2016 ON TRACK TO BE THE FIRST YEAR THE RECORDING SALES

GROW SINCE THE ’90S

“This feels like the music industry is succeeding despite itself”

spotify

Amid stories of doom and gloom about how the proliferation of streaming services is splintering the recording industry, new figures have emerged suggesting that those very business models could prove its saving grace. Paid streaming services like Spotify and Apple Music have nearly doubled their revenue so far in 2016, and at the rate they’re going this will be the first year since the late ’90s.

In the first half of 2016, paid streaming services brought in over $1 billion in revenue.

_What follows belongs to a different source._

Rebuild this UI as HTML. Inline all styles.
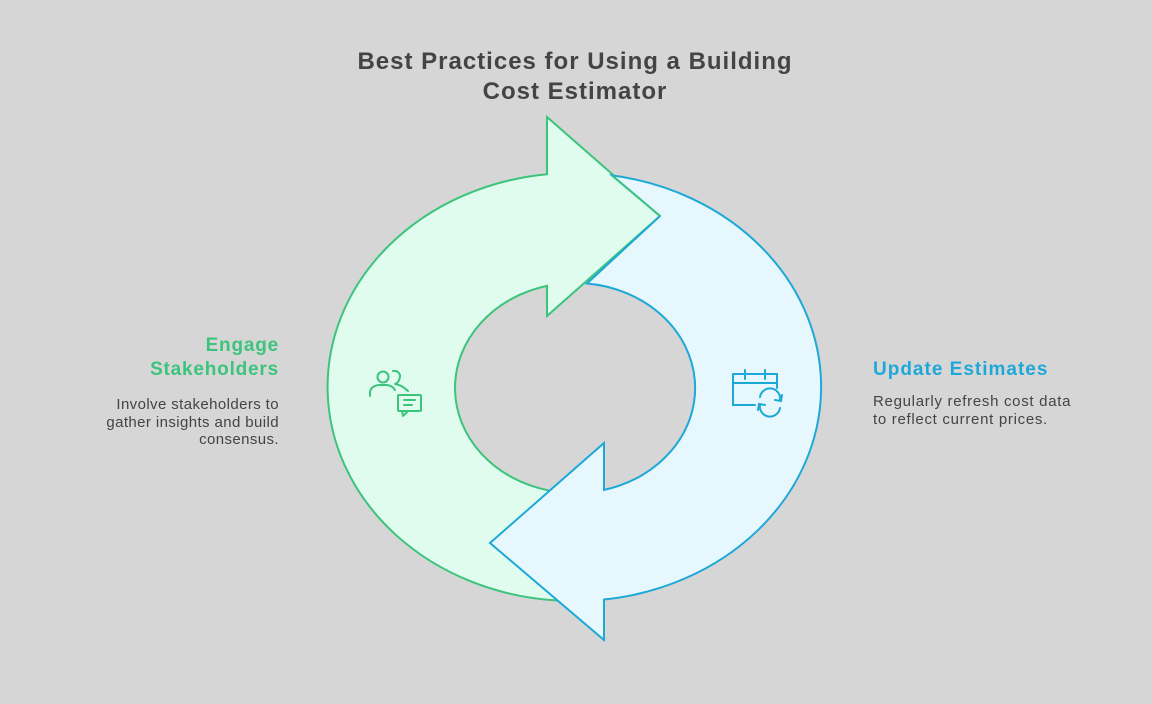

In all of 2015 they brought in roughly $1.2 billion, meaning that they’re on track to nearly double their sales this year.

Image credit: The Verge.

This also means that paid streaming services are close to surpassing digital album and single downloads, as they total only $60,000 more. The information arrives by way of The Verge, who cited a midyear report released by the Recording Industry Association of America (RIAA).

“To me this feels like the music industry is succeeding despite itself,” The Verge‘s Ben Popper remarked. “They have not stopped demonizing services like YouTube and Spotify in the press, and yet those same companies are the ones fueling the one bright spot in an otherwise shrinking business.”

With a fiscal quarter to go, time will tell whether or not the subscription services responsible for the growth will continue to bolster the industry. If their current trajectory is any indicator, however, our current “golden age” of streaming might not come to a close as rapidly as some have predicted.